HMS Swiftsure is currently being decommmissioned by Babcock at the former naval base. The NFLAs have called for the removal of the entire reactor compartment from the submarine, and its transport to and long-term storage at an off-site facility, however contractors Babcock wish instead to cut out the pressure vessel rather than removing the whole compartment.

This is an idea that Councillor Goodall has described as “an experimental process that has never been done anywhere in the world before”.

Babcock’s strategy has meant that the company has had to seek permission to increase the amount of radioactivity they can discharge into the environment surrounding the facility.

Councillor Goodall has been consistently adamant that “the removal for long-term storage of the entire reactor compartment would be the more logical, proven, safer and cheaper approach” in decommissioning the submarine.

The Scottish NFLAs want to ensure that the local population is shielded as far as possible from exposure to radiation resulting from the decommissioning work, and full removal and relocation to storage would minimise that exposure.

The concern is valid. Cllr Goodall explains that he objected to the decommissioning from the very start of consultation in 2012 protesting that “Rosyth should never have been considered a suitable location for the work as there are homes within metres of the site and schools, shops and countless other businesses right next door”.

Nonetheless Rosyth is now home to seven old nuclear submarines, with fifteen more laid up at the Devonport Naval Base in Plymouth. There are many more British nuclear submarines awaiting decommissioning than there are vessels currently in active service. Decommissioning at Rosyth started in 2015 and the project is way behind schedule with costs mounting up.

Rather than seeing Rosyth accepting more vessels as a designated ‘centre of excellence’, Cllr Goodall wants to see the work on the existing abandoned fleet concluded as quickly and safely as is possible, with radioactive waste taken off site, so “we can create in the longer-term a clean, green future for the dockyard”.

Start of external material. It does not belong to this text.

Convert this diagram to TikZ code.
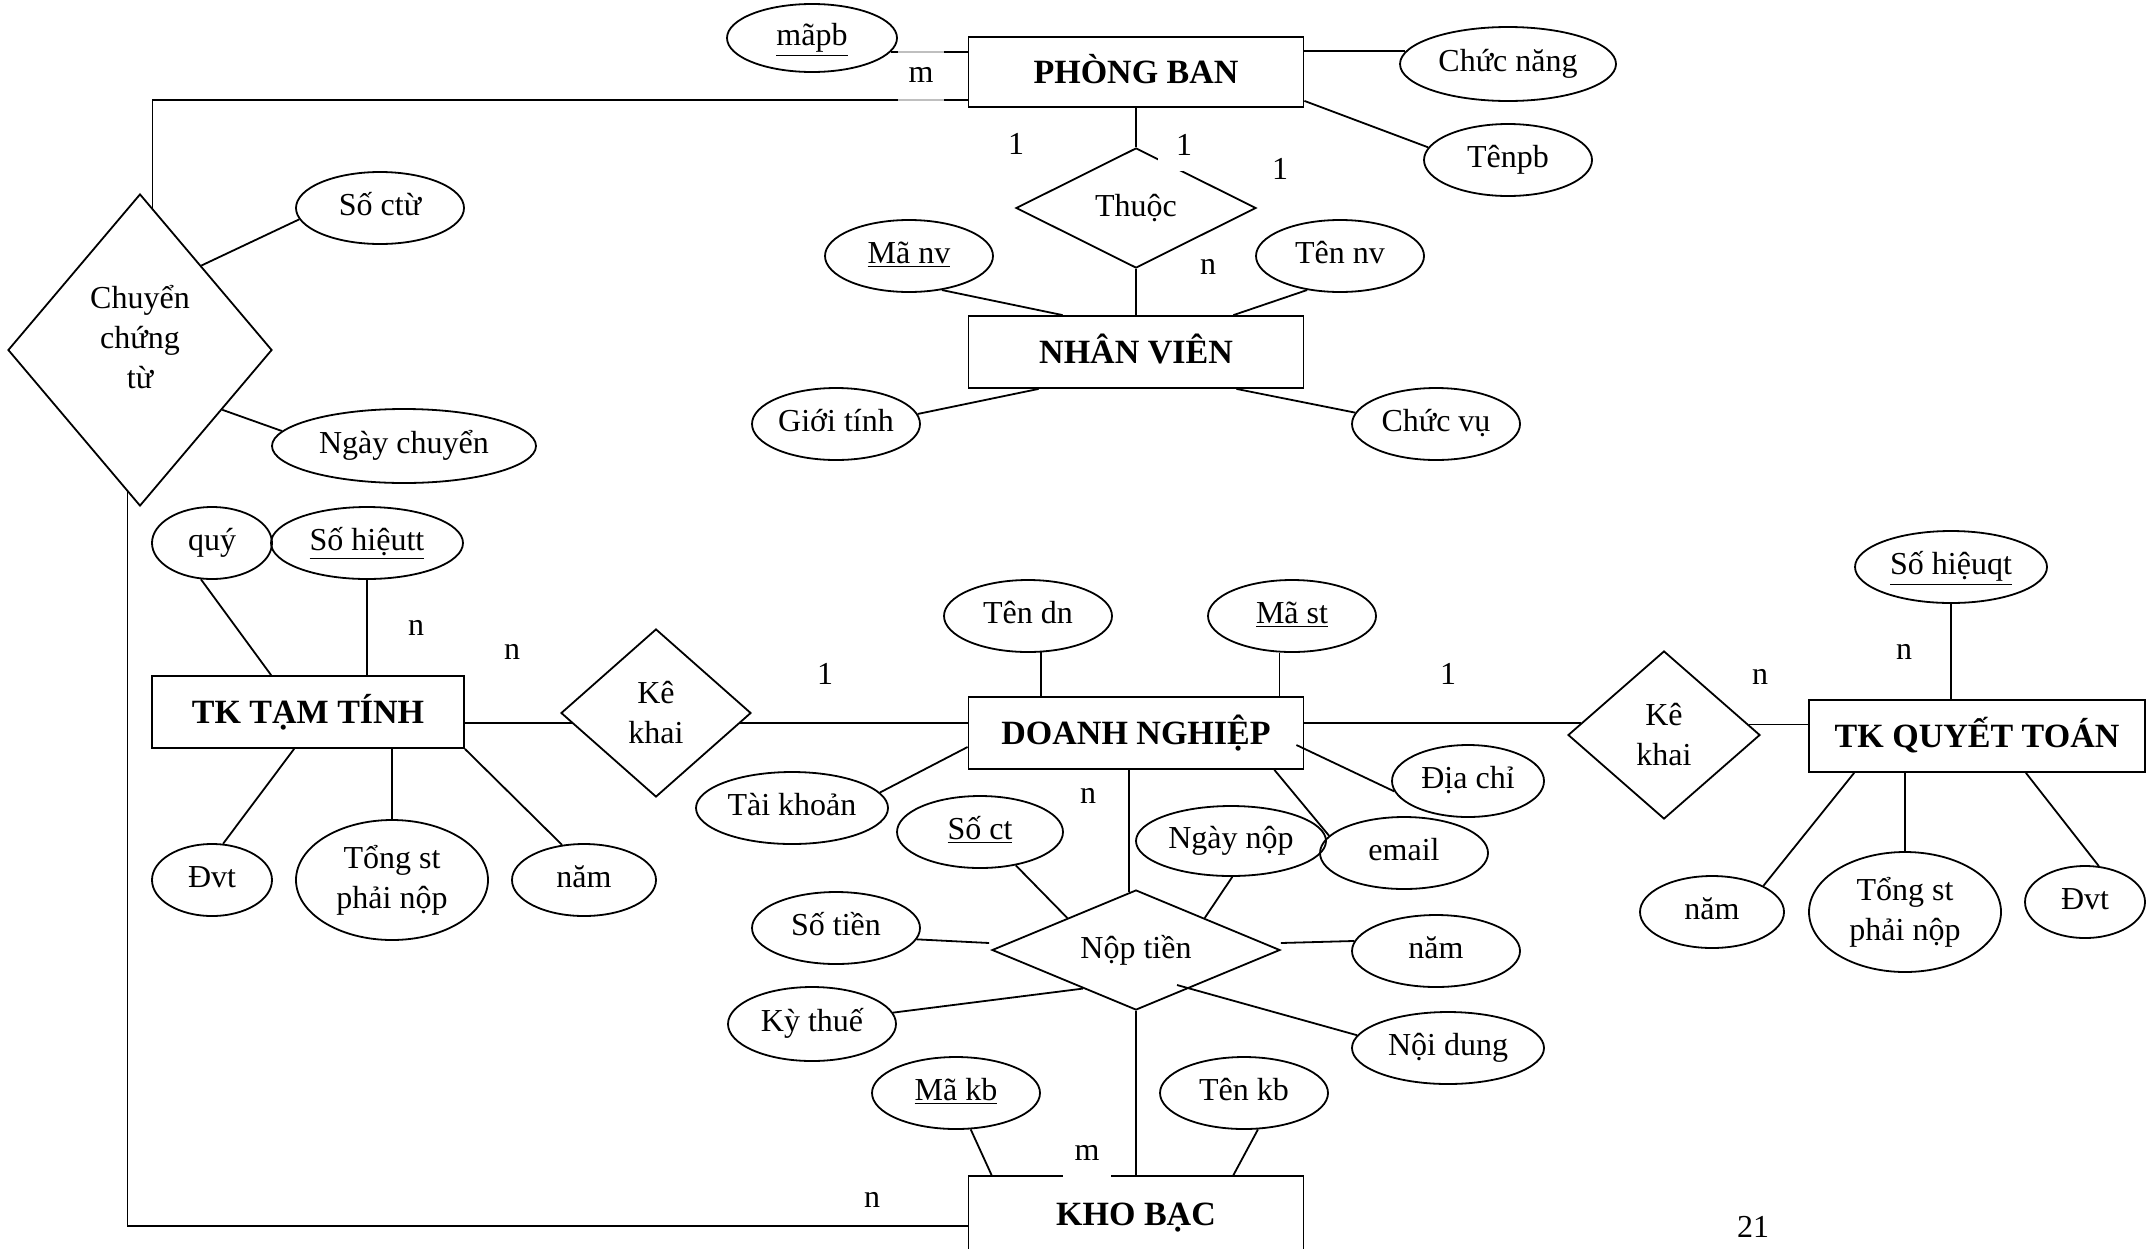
\documentclass[tikz,border=0pt]{standalone}
\usepackage{fontspec}
\setmainfont{Liberation Serif}
\usetikzlibrary{shapes.geometric,calc}
\begin{document}
\begin{tikzpicture}[x=0.5pt,y=-0.5pt,
  every node/.style={font=\fontsize{16}{20}\selectfont},
  lw/.style={line width=0.9pt},
  ent/.style={draw,lw,rectangle,inner sep=0pt,text height=11.3pt,text depth=0pt,font=\fontsize{17}{20}\selectfont\bfseries},
  attr/.style={draw,lw,ellipse,inner sep=0pt,align=center},
  attrone/.style={attr,text height=11pt,text depth=3.5pt},
  rel/.style={draw,lw,diamond,inner sep=0pt,align=center},
  card/.style={inner sep=0pt},
  link/.style={lw}]
\fill[white] (0,0) rectangle (2156,1248);
\useasboundingbox (0,0) rectangle (2156,1248);

% entities
\node[ent, minimum width=167.5pt, minimum height=35pt] (pb) at (1136,72) {PHÒNG BAN};
\node[ent, minimum width=167.5pt, minimum height=36pt] (nv) at (1136,352) {NHÂN VIÊN};
\node[ent, minimum width=167.5pt, minimum height=36pt] (dn) at (1136,733) {DOANH NGHIỆP};
\node[ent, minimum width=167.5pt, minimum height=38pt] (kb) at (1136,1214) {KHO BẠC};
\node[ent, minimum width=156pt, minimum height=36pt] (tkt) at (308,712) {TK TẠM TÍNH};
\node[ent, minimum width=168pt, minimum height=36pt] (tkqt) at (1977,736) {TK QUYẾT TOÁN};

% relationships
\node[rel, minimum width=132pt, minimum height=156pt] (cct) at (140,350) {};
\node[align=center] (cctt) at (140,337) {Chuyển\\chứng\\từ};
\node[rel, aspect=2, minimum width=120pt, minimum height=60pt] (thuoc) at (1136,208) {Thuộc};
\node[rel, minimum width=95pt, minimum height=84pt] (kkl) at (656,713) {Kê\\khai};
\node[rel, minimum width=96pt, minimum height=84pt] (kkr) at (1664,735) {Kê\\khai};
\node[rel, aspect=2.4, minimum width=144pt, minimum height=60pt] (npt) at (1136,950) {Nộp tiền};

% attributes
\node[attrone, minimum width=85pt, minimum height=34pt] (mapb) at (812,38) {\underline{mãpb}};
\node[attrone, minimum width=108pt, minimum height=37pt] (cn) at (1508,64) {Chức năng};
\node[attrone, minimum width=84pt, minimum height=36pt] (tpb) at (1508,160) {Tênpb};
\node[attrone, minimum width=84pt, minimum height=36pt] (manv) at (909,256) {\underline{Mã nv}};
\node[attrone, minimum width=84pt, minimum height=36pt] (tnv) at (1340,256) {Tên nv};
\node[attrone, minimum width=84pt, minimum height=36pt] (gt) at (836,424) {Giới tính};
\node[attrone, minimum width=84pt, minimum height=36pt] (cv) at (1436,424) {Chức vụ};
\node[attrone, minimum width=84pt, minimum height=36pt] (soctu) at (380,208) {Số ctừ};
\node[attrone, minimum width=132pt, minimum height=37pt] (ngc) at (404,446) {Ngày chuyển};
\node[attrone, minimum width=60pt, minimum height=36pt] (quy) at (212,543) {quý};
\node[attrone, minimum width=96pt, minimum height=36pt] (sht) at (367,543) {\underline{Số hiệutt}};
\node[attrone, minimum width=60pt, minimum height=36pt] (dvtl) at (212,880) {Đvt};
\node[attr, minimum width=96pt, minimum height=60pt] (tsl) at (392,880) {Tổng st\\phải nộp};
\node[attrone, minimum width=72pt, minimum height=36pt] (naml) at (584,880) {năm};
\node[attrone, minimum width=84pt, minimum height=36pt] (tdn) at (1028,616) {Tên dn};
\node[attrone, minimum width=84pt, minimum height=36pt] (mst) at (1292,616) {\underline{Mã st}};
\node[attrone, minimum width=96pt, minimum height=36pt] (tk) at (792,808) {Tài khoản};
\node[attrone, minimum width=76pt, minimum height=36pt] (dc) at (1468,781) {Địa chỉ};
\node[attrone, minimum width=84pt, minimum height=36pt] (email) at (1404,853) {email};
\node[attrone, minimum width=95pt, minimum height=35pt] (nn) at (1231,841) {Ngày nộp};
\node[attrone, minimum width=83pt, minimum height=36pt] (soct) at (980,832) {\underline{Số ct}};
\node[attrone, minimum width=84pt, minimum height=36pt] (sotien) at (836,928) {Số tiền};
\node[attrone, minimum width=84pt, minimum height=37pt] (kythue) at (812,1024) {Kỳ thuế};
\node[attrone, minimum width=84pt, minimum height=36pt] (namm) at (1436,951) {năm};
\node[attrone, minimum width=96pt, minimum height=36pt] (nd) at (1448,1048) {Nội dung};
\node[attrone, minimum width=84pt, minimum height=36pt] (makb) at (956,1093) {\underline{Mã kb}};
\node[attrone, minimum width=84pt, minimum height=36pt] (tenkb) at (1244,1093) {Tên kb};
\node[attrone, minimum width=96pt, minimum height=36pt] (shq) at (1951,567) {\underline{Số hiệuqt}};
\node[attrone, minimum width=72pt, minimum height=36pt] (namr) at (1712,912) {năm};
\node[attr, minimum width=96pt, minimum height=60pt] (tsr) at (1905,912) {Tổng st\\phải nộp};
\node[attrone, minimum width=60pt, minimum height=36pt] (dvtr) at (2085,902) {Đvt};

% connectors
\draw[link] (mapb.-10) -- (mapb.-10 -| pb.west);
\draw[link] (cn.173) -- (cn.173 -| pb.east);
\draw[link] ($(pb.south east)+(0,-7)$) -- (tpb.171);
\draw[link] (pb.south) -- (thuoc.north);
\draw[link] (thuoc.south) -- (nv.north);
\draw[link] (manv.-46) -- ($(nv.north west)+(95,0)$);
\draw[link] (tnv.226.6) -- ($(nv.north east)+(-71,0)$);
\draw[link] (gt.7.5) -- ($(nv.south west)+(71,0)$);
\draw[link] (cv.172.5) -- ($(nv.south east)+(-68,0)$);
\draw[link] ($(pb.south west)+(0,-8)$) -| (cct.85.6);
\draw[link] (cct.54.5) -- (soctu.188);
\draw[link] (cct.-36.8) -- (ngc.173);
\draw[link] (cct.265.2) |- ($(kb.north west)+(0,51)$);
\draw[link] (quy.253.4) -- ($(tkt.north west)+(120,0)$);
\draw[link] (sht.south) -- (sht.south |- tkt.north);
\draw[link] (dvtl.73) -- ($(tkt.south west)+(143,0)$);
\draw[link] (tsl.north) -- (tsl.north |- tkt.south);
\draw[link] (naml.122.6) -- (tkt.south east);
\draw[link] (kkl.187.5 -| tkt.east) -- (kkl.187.5);
\draw[link] (kkl.-7.5) -- (kkl.-7.5 -| dn.west);
\draw[link] (kkr.172.5 -| dn.east) -- (kkr.172.5);
\draw[link] (kkr.7.5) -- (kkr.7.5 -| tkqt.west);
\draw[link] (tdn.-70) -- (tdn.-70 |- dn.north);
\draw[link] (mst.251.6) -- (mst.251.6 |- dn.north);
\draw[link] ($(dn.west)+(0,14)$) -- (tk.10.8);
\draw[link] ($(dn.east)+(-8,12)$) -- (dc.188.7);
\draw[link] ($(dn.south east)+(-30,0)$) -- (email.167.7);
\draw[link] (nn.-88) -- (npt.25);
\draw[link] (soct.-43.4) -- (npt.155.8);
\draw[link] ($(dn.south)+(-7,0)$) -- ($(npt.north)+(-7,3)$);
\draw[link] (sotien.-8.9) -- ($(npt.west)+(-2,-7)$);
\draw[link] (kythue.8.8) -- (npt.216.9);
\draw[link] ($(npt.east)+(0,-7)$) -- (namm.173.1);
\draw[link] ($(npt.center)+(41,35)$) -- (nd.172.8);
\draw[link] (npt.south) -- (kb.north);
\draw[link] (makb.-68.2) -- ($(kb.north west)+(24,0)$);
\draw[link] (tenkb.-69.6) -- ($(kb.north east)+(-71,0)$);
\draw[link] (shq.south) -- (shq.south |- tkqt.north);
\draw[link] ($(tkqt.south west)+(46,0)$) -- (namr.27);
\draw[link] (tsr.north) -- (tsr.north |- tkqt.south);
\draw[link] ($(tkqt.south east)+(-120,0)$) -- (dvtr.69.4);

% cardinalities
\node[card] (c1) at (1016,144) {1};
\node[card, fill=white, minimum width=26pt, minimum height=26pt] (c2) at (1184,145) {1};
\node[card] (c3) at (1280,169) {1};
\node[card] (c4) at (1208,267) {n};
\node[card, fill=white, fill opacity=0.75, text opacity=1, minimum width=23pt, minimum height=29pt] (c5) at (921,75) {m};
\node[card] (c6) at (416,628) {n};
\node[card] (c7) at (512,652) {n};
\node[card] (c8) at (825,674) {1};
\node[card] (c9) at (1448,674) {1};
\node[card] (c10) at (1760,677) {n};
\node[card] (c11) at (1904,652) {n};
\node[card] (c12) at (1088,796) {n};
\node[card, fill=white, minimum width=24pt, minimum height=25pt] (c13) at (1087,1153) {m};
\node[card] (c14) at (872,1200) {n};
\node[anchor=north, inner sep=0pt] (pg) at (1753,1216) {21};
\end{tikzpicture}
\end{document}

There also remains considerable uncertainly as to where the most radioactive components will end up. The intention was to transfer them for permanent disposal at a new Geological Disposal Facility, but this is now not expected to come on stream before the late 2050s’.

Ironically, the GDF, a dump for Britain’s most dangerous radioactive waste, will be located beneath the seabed, so it could be said the lifecycle of this reactor, and the reactors of the other docked redundant submarines decommissioned at Rosyth after Swiftsure, will have come full circle.